*Description of the task*
Return each line of the listing below, unchanged, and omit the images.

═════ Dataset excerpt

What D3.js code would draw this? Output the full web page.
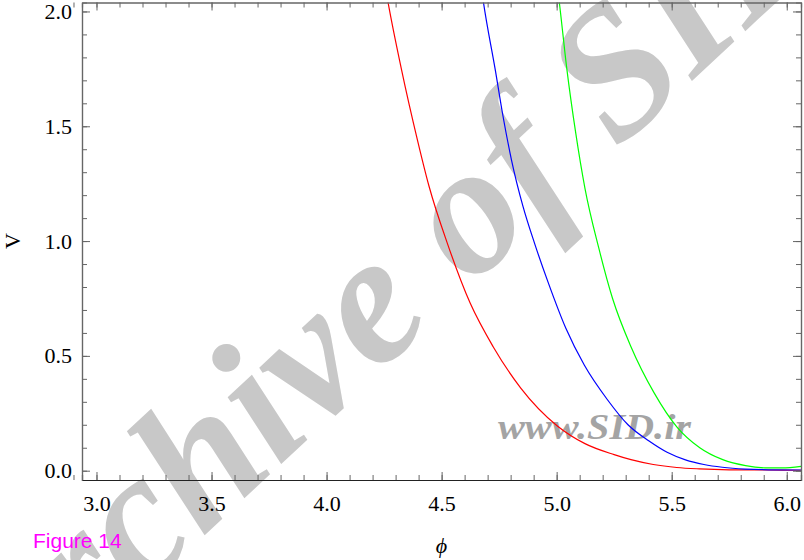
<!DOCTYPE html>
<html>
  <head>
    <style>
      html, body { margin: 0; padding: 0; background: #fff; }
      svg { display: block; }
    </style>
  </head>
  <body>
    <svg width="804" height="560"></svg>
    <script src="https://cdn.jsdelivr.net/npm/d3@7/dist/d3.min.js"></script>
    <script>
      // values
      const phiRed = [4.24, 4.265, 4.325, 4.395, 4.445, 4.525, 4.624, 4.724, 4.844, 5.003, 5.123, 5.25, 5.323, 5.42, 5.522, 5.62, 5.75, 5.9, 6.062];
      const vRed = [2.2, 2.052, 1.75, 1.44, 1.24, 0.99, 0.73, 0.54, 0.36, 0.195, 0.118, 0.07, 0.048, 0.027, 0.014, 0.008, 0.004, 0.003, 0.002];
      const phiBlue = [4.66, 4.68, 4.734, 4.764, 4.804, 4.854, 4.904, 4.963, 5.04, 5.12, 5.22, 5.31, 5.4, 5.48, 5.56, 5.64, 5.72, 5.82, 5.92, 6.062];
      const vBlue = [2.2, 2.052, 1.741, 1.56, 1.352, 1.15, 0.99, 0.82, 0.62, 0.46, 0.31, 0.2, 0.13, 0.08, 0.047, 0.027, 0.015, 0.007, 0.004, 0.003];
      const phiGreen = [4.99, 5.01, 5.043, 5.083, 5.123, 5.183, 5.243, 5.323, 5.423, 5.523, 5.622, 5.722, 5.821, 5.921, 5.98, 6.062];
      const vGreen = [2.2, 2.052, 1.76, 1.47, 1.23, 0.97, 0.75, 0.54, 0.34, 0.19, 0.1, 0.048, 0.022, 0.012, 0.012, 0.019];

      const xTicks = [3.0, 3.5, 4.0, 4.5, 5.0, 5.5, 6.0];
      const yTicks = [0.0, 0.5, 1.0, 1.5, 2.0];

      const series = [
        { name: 'red', color: '#ff0000', phi: phiRed, v: vRed },
        { name: 'blue', color: '#0000ff', phi: phiBlue, v: vBlue },
        { name: 'green', color: '#00ff00', phi: phiGreen, v: vGreen },
      ];
    </script>
    <script>
      const svg = d3.select('svg');
      const plotLeft = 82, plotRight = 801, plotTop = 2.5, plotBottom = 480;

      const x = d3.scaleLinear().domain([2.937, 6.062]).range([plotLeft, plotRight]);
      const y = d3.scaleLinear().domain([-0.0405, 2.039]).range([plotBottom, plotTop]);

      // watermark
      svg.append('text')
        .attr('transform', 'translate(-2,728) rotate(-43)')
        .attr('font-family', 'Liberation Serif, Times New Roman, serif')
        .attr('font-weight', 'bold')
        .attr('font-style', 'italic')
        .attr('font-size', 186)
        .attr('fill', '#c8c8c8')
        .text('Archive of SID');

      svg.append('text')
        .attr('x', 498)
        .attr('y', 439)
        .attr('textLength', 193)
        .attr('lengthAdjust', 'spacingAndGlyphs')
        .attr('font-family', 'Liberation Serif, Times New Roman, serif')
        .attr('font-weight', 'bold')
        .attr('font-style', 'italic')
        .attr('font-size', 36)
        .attr('fill', '#a4a4a4')
        .text('www.SID.ir');

      svg.append('clipPath').attr('id', 'plot-clip')
        .append('rect')
        .attr('x', plotLeft).attr('y', plotTop)
        .attr('width', plotRight - plotLeft).attr('height', plotBottom - plotTop);

      const line = d3.line()
        .x((d) => x(d[0]))
        .y((d) => y(d[1]))
        .curve(d3.curveMonotoneX);

      svg.append('g')
        .attr('clip-path', 'url(#plot-clip)')
        .selectAll('path')
        .data(series)
        .join('path')
        .attr('fill', 'none')
        .attr('stroke', (d) => d.color)
        .attr('stroke-width', 1.2)
        .attr('d', (d) => line(d.phi.map((p, i) => [p, d.v[i]])));

      // frame ticks
      const minorX = d3.range(29, 61).map((k) => k / 10);
      const minorY = d3.range(0, 21).map((k) => k / 10);
      const tickFont = 'Liberation Serif, Times New Roman, serif';

      function styleAxis(g, color) {
        g.selectAll('line').attr('stroke', '#666').attr('stroke-width', 1);
        g.selectAll('path').attr('stroke', color).attr('stroke-width', 1.2);
        g.selectAll('text')
          .attr('font-family', tickFont)
          .attr('font-size', 22)
          .attr('fill', '#000');
      }

      // minor ticks first
      svg.append('g').attr('transform', `translate(0,${plotBottom})`)
        .call(d3.axisBottom(x).tickValues(minorX).tickSize(-5).tickFormat(''))
        .call((g) => styleAxis(g, '#222'));
      svg.append('g').attr('transform', `translate(0,${plotTop})`)
        .call(d3.axisTop(x).tickValues(minorX).tickSize(-5).tickFormat(''))
        .call((g) => styleAxis(g, '#666'));
      svg.append('g').attr('transform', `translate(${plotLeft},0)`)
        .call(d3.axisLeft(y).tickValues(minorY).tickSize(-5).tickFormat(''))
        .call((g) => styleAxis(g, '#666'));
      svg.append('g').attr('transform', `translate(${plotRight},0)`)
        .call(d3.axisRight(y).tickValues(minorY).tickSize(-5).tickFormat(''))
        .call((g) => styleAxis(g, '#666'));

      // major ticks
      svg.append('g').attr('transform', `translate(0,${plotBottom})`)
        .call(d3.axisBottom(x).tickValues(xTicks).tickSizeInner(-8).tickSizeOuter(0)
          .tickPadding(15).tickFormat(d3.format('.1f')))
        .call((g) => styleAxis(g, '#222'));
      svg.append('g').attr('transform', `translate(0,${plotTop})`)
        .call(d3.axisTop(x).tickValues(xTicks).tickSizeInner(-8).tickSizeOuter(0).tickFormat(''))
        .call((g) => styleAxis(g, '#666'));
      svg.append('g').attr('transform', `translate(${plotLeft},0)`)
        .call(d3.axisLeft(y).tickValues(yTicks).tickSizeInner(-8).tickSizeOuter(0)
          .tickPadding(10).tickFormat(d3.format('.1f')))
        .call((g) => styleAxis(g, '#666'));
      svg.append('g').attr('transform', `translate(${plotRight},0)`)
        .call(d3.axisRight(y).tickValues(yTicks).tickSizeInner(-8).tickSizeOuter(0).tickFormat(''))
        .call((g) => styleAxis(g, '#666'));

      // axis labels
      svg.append('text')
        .attr('x', (plotLeft + plotRight) / 2)
        .attr('y', 553)
        .attr('text-anchor', 'middle')
        .attr('font-family', tickFont)
        .attr('font-style', 'italic')
        .attr('font-size', 22)
        .text('\u03d5');

      svg.append('text')
        .attr('transform', 'translate(20,241) rotate(-90)')
        .attr('text-anchor', 'middle')
        .attr('font-family', tickFont)
        .attr('font-size', 22)
        .text('V');

      svg.append('text')
        .attr('x', 33)
        .attr('y', 548)
        .attr('font-family', 'Liberation Sans, Arial, sans-serif')
        .attr('font-size', 21)
        .attr('fill', '#ff00ff')
        .text('Figure 14');
    </script>
  </body>
</html>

══════════

*In response*
What D3.js code would draw this? Output the full web page.
<!DOCTYPE html>
<html>
  <head>
    <style>
      html, body { margin: 0; padding: 0; background: #fff; }
      svg { display: block; }
    </style>
  </head>
  <body>
    <svg width="804" height="560"></svg>
    <script src="https://cdn.jsdelivr.net/npm/d3@7/dist/d3.min.js"></script>
    <script>
      // values
      const phiRed = [4.24, 4.265, 4.325, 4.395, 4.445, 4.525, 4.624, 4.724, 4.844, 5.003, 5.123, 5.25, 5.323, 5.42, 5.522, 5.62, 5.75, 5.9, 6.062];
      const vRed = [2.2, 2.052, 1.75, 1.44, 1.24, 0.99, 0.73, 0.54, 0.36, 0.195, 0.118, 0.07, 0.048, 0.027, 0.014, 0.008, 0.004, 0.003, 0.002];
      const phiBlue = [4.66, 4.68, 4.734, 4.764, 4.804, 4.854, 4.904, 4.963, 5.04, 5.12, 5.22, 5.31, 5.4, 5.48, 5.56, 5.64, 5.72, 5.82, 5.92, 6.062];
      const vBlue = [2.2, 2.052, 1.741, 1.56, 1.352, 1.15, 0.99, 0.82, 0.62, 0.46, 0.31, 0.2, 0.13, 0.08, 0.047, 0.027, 0.015, 0.007, 0.004, 0.003];
      const phiGreen = [4.99, 5.01, 5.043, 5.083, 5.123, 5.183, 5.243, 5.323, 5.423, 5.523, 5.622, 5.722, 5.821, 5.921, 5.98, 6.062];
      const vGreen = [2.2, 2.052, 1.76, 1.47, 1.23, 0.97, 0.75, 0.54, 0.34, 0.19, 0.1, 0.048, 0.022, 0.012, 0.012, 0.019];

      const xTicks = [3.0, 3.5, 4.0, 4.5, 5.0, 5.5, 6.0];
      const yTicks = [0.0, 0.5, 1.0, 1.5, 2.0];

      const series = [
        { name: 'red', color: '#ff0000', phi: phiRed, v: vRed },
        { name: 'blue', color: '#0000ff', phi: phiBlue, v: vBlue },
        { name: 'green', color: '#00ff00', phi: phiGreen, v: vGreen },
      ];
    </script>
    <script>
      const svg = d3.select('svg');
      const plotLeft = 82, plotRight = 801, plotTop = 2.5, plotBottom = 480;

      const x = d3.scaleLinear().domain([2.937, 6.062]).range([plotLeft, plotRight]);
      const y = d3.scaleLinear().domain([-0.0405, 2.039]).range([plotBottom, plotTop]);

      // watermark
      svg.append('text')
        .attr('transform', 'translate(-2,728) rotate(-43)')
        .attr('font-family', 'Liberation Serif, Times New Roman, serif')
        .attr('font-weight', 'bold')
        .attr('font-style', 'italic')
        .attr('font-size', 186)
        .attr('fill', '#c8c8c8')
        .text('Archive of SID');

      svg.append('text')
        .attr('x', 498)
        .attr('y', 439)
        .attr('textLength', 193)
        .attr('lengthAdjust', 'spacingAndGlyphs')
        .attr('font-family', 'Liberation Serif, Times New Roman, serif')
        .attr('font-weight', 'bold')
        .attr('font-style', 'italic')
        .attr('font-size', 36)
        .attr('fill', '#a4a4a4')
        .text('www.SID.ir');

      svg.append('clipPath').attr('id', 'plot-clip')
        .append('rect')
        .attr('x', plotLeft).attr('y', plotTop)
        .attr('width', plotRight - plotLeft).attr('height', plotBottom - plotTop);

      const line = d3.line()
        .x((d) => x(d[0]))
        .y((d) => y(d[1]))
        .curve(d3.curveMonotoneX);

      svg.append('g')
        .attr('clip-path', 'url(#plot-clip)')
        .selectAll('path')
        .data(series)
        .join('path')
        .attr('fill', 'none')
        .attr('stroke', (d) => d.color)
        .attr('stroke-width', 1.2)
        .attr('d', (d) => line(d.phi.map((p, i) => [p, d.v[i]])));

      // frame ticks
      const minorX = d3.range(29, 61).map((k) => k / 10);
      const minorY = d3.range(0, 21).map((k) => k / 10);
      const tickFont = 'Liberation Serif, Times New Roman, serif';

      function styleAxis(g, color) {
        g.selectAll('line').attr('stroke', '#666').attr('stroke-width', 1);
        g.selectAll('path').attr('stroke', color).attr('stroke-width', 1.2);
        g.selectAll('text')
          .attr('font-family', tickFont)
          .attr('font-size', 22)
          .attr('fill', '#000');
      }

      // minor ticks first
      svg.append('g').attr('transform', `translate(0,${plotBottom})`)
        .call(d3.axisBottom(x).tickValues(minorX).tickSize(-5).tickFormat(''))
        .call((g) => styleAxis(g, '#222'));
      svg.append('g').attr('transform', `translate(0,${plotTop})`)
        .call(d3.axisTop(x).tickValues(minorX).tickSize(-5).tickFormat(''))
        .call((g) => styleAxis(g, '#666'));
      svg.append('g').attr('transform', `translate(${plotLeft},0)`)
        .call(d3.axisLeft(y).tickValues(minorY).tickSize(-5).tickFormat(''))
        .call((g) => styleAxis(g, '#666'));
      svg.append('g').attr('transform', `translate(${plotRight},0)`)
        .call(d3.axisRight(y).tickValues(minorY).tickSize(-5).tickFormat(''))
        .call((g) => styleAxis(g, '#666'));

      // major ticks
      svg.append('g').attr('transform', `translate(0,${plotBottom})`)
        .call(d3.axisBottom(x).tickValues(xTicks).tickSizeInner(-8).tickSizeOuter(0)
          .tickPadding(15).tickFormat(d3.format('.1f')))
        .call((g) => styleAxis(g, '#222'));
      svg.append('g').attr('transform', `translate(0,${plotTop})`)
        .call(d3.axisTop(x).tickValues(xTicks).tickSizeInner(-8).tickSizeOuter(0).tickFormat(''))
        .call((g) => styleAxis(g, '#666'));
      svg.append('g').attr('transform', `translate(${plotLeft},0)`)
        .call(d3.axisLeft(y).tickValues(yTicks).tickSizeInner(-8).tickSizeOuter(0)
          .tickPadding(10).tickFormat(d3.format('.1f')))
        .call((g) => styleAxis(g, '#666'));
      svg.append('g').attr('transform', `translate(${plotRight},0)`)
        .call(d3.axisRight(y).tickValues(yTicks).tickSizeInner(-8).tickSizeOuter(0).tickFormat(''))
        .call((g) => styleAxis(g, '#666'));

      // axis labels
      svg.append('text')
        .attr('x', (plotLeft + plotRight) / 2)
        .attr('y', 553)
        .attr('text-anchor', 'middle')
        .attr('font-family', tickFont)
        .attr('font-style', 'italic')
        .attr('font-size', 22)
        .text('\u03d5');

      svg.append('text')
        .attr('transform', 'translate(20,241) rotate(-90)')
        .attr('text-anchor', 'middle')
        .attr('font-family', tickFont)
        .attr('font-size', 22)
        .text('V');

      svg.append('text')
        .attr('x', 33)
        .attr('y', 548)
        .attr('font-family', 'Liberation Sans, Arial, sans-serif')
        .attr('font-size', 21)
        .attr('fill', '#ff00ff')
        .text('Figure 14');
    </script>
  </body>
</html>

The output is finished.